### Problem to work on:
Restate the listing below word for word, omitting any images.

### Collected data:

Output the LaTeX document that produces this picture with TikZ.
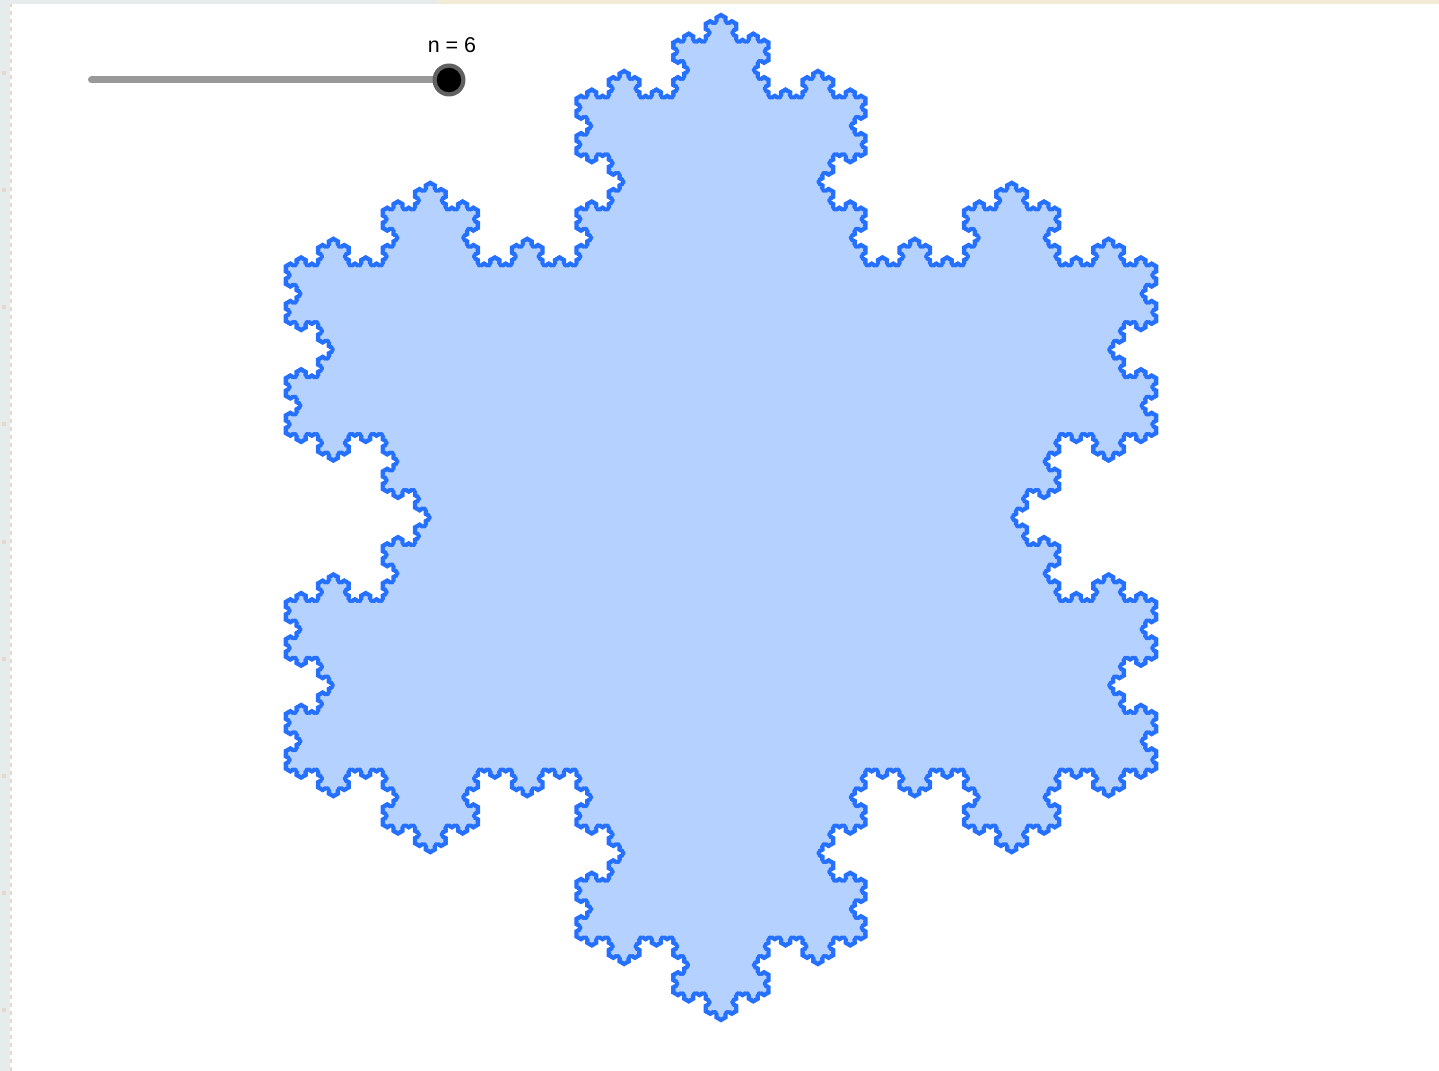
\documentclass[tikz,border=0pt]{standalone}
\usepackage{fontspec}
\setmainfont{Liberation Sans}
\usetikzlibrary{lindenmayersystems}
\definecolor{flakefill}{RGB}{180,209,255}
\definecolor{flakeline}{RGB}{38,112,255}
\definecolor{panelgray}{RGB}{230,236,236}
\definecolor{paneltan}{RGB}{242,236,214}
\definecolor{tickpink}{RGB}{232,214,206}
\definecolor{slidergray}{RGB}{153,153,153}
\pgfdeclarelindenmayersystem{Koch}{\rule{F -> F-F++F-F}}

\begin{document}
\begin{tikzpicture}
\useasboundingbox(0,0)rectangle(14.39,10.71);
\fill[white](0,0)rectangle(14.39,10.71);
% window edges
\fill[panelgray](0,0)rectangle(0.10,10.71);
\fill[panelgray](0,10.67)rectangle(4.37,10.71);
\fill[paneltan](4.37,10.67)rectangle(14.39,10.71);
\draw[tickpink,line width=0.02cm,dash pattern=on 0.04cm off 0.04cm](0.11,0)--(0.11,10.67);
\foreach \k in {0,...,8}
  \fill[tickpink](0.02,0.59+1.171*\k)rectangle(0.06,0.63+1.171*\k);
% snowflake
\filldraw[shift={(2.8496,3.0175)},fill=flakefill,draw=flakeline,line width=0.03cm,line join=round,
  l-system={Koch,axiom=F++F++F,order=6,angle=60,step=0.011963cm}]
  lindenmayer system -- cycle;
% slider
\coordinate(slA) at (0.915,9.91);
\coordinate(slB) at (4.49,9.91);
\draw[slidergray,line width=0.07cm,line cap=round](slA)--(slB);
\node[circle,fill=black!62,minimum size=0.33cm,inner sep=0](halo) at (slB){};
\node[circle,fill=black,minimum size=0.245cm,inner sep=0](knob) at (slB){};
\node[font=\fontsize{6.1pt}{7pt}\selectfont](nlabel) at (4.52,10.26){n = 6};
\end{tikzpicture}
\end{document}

### Right answer:
Output the LaTeX document that produces this picture with TikZ.
\documentclass[tikz,border=0pt]{standalone}
\usepackage{fontspec}
\setmainfont{Liberation Sans}
\usetikzlibrary{lindenmayersystems}
\definecolor{flakefill}{RGB}{180,209,255}
\definecolor{flakeline}{RGB}{38,112,255}
\definecolor{panelgray}{RGB}{230,236,236}
\definecolor{paneltan}{RGB}{242,236,214}
\definecolor{tickpink}{RGB}{232,214,206}
\definecolor{slidergray}{RGB}{153,153,153}
\pgfdeclarelindenmayersystem{Koch}{\rule{F -> F-F++F-F}}

\begin{document}
\begin{tikzpicture}
\useasboundingbox(0,0)rectangle(14.39,10.71);
\fill[white](0,0)rectangle(14.39,10.71);
% window edges
\fill[panelgray](0,0)rectangle(0.10,10.71);
\fill[panelgray](0,10.67)rectangle(4.37,10.71);
\fill[paneltan](4.37,10.67)rectangle(14.39,10.71);
\draw[tickpink,line width=0.02cm,dash pattern=on 0.04cm off 0.04cm](0.11,0)--(0.11,10.67);
\foreach \k in {0,...,8}
  \fill[tickpink](0.02,0.59+1.171*\k)rectangle(0.06,0.63+1.171*\k);
% snowflake
\filldraw[shift={(2.8496,3.0175)},fill=flakefill,draw=flakeline,line width=0.03cm,line join=round,
  l-system={Koch,axiom=F++F++F,order=6,angle=60,step=0.011963cm}]
  lindenmayer system -- cycle;
% slider
\coordinate(slA) at (0.915,9.91);
\coordinate(slB) at (4.49,9.91);
\draw[slidergray,line width=0.07cm,line cap=round](slA)--(slB);
\node[circle,fill=black!62,minimum size=0.33cm,inner sep=0](halo) at (slB){};
\node[circle,fill=black,minimum size=0.245cm,inner sep=0](knob) at (slB){};
\node[font=\fontsize{6.1pt}{7pt}\selectfont](nlabel) at (4.52,10.26){n = 6};
\end{tikzpicture}
\end{document}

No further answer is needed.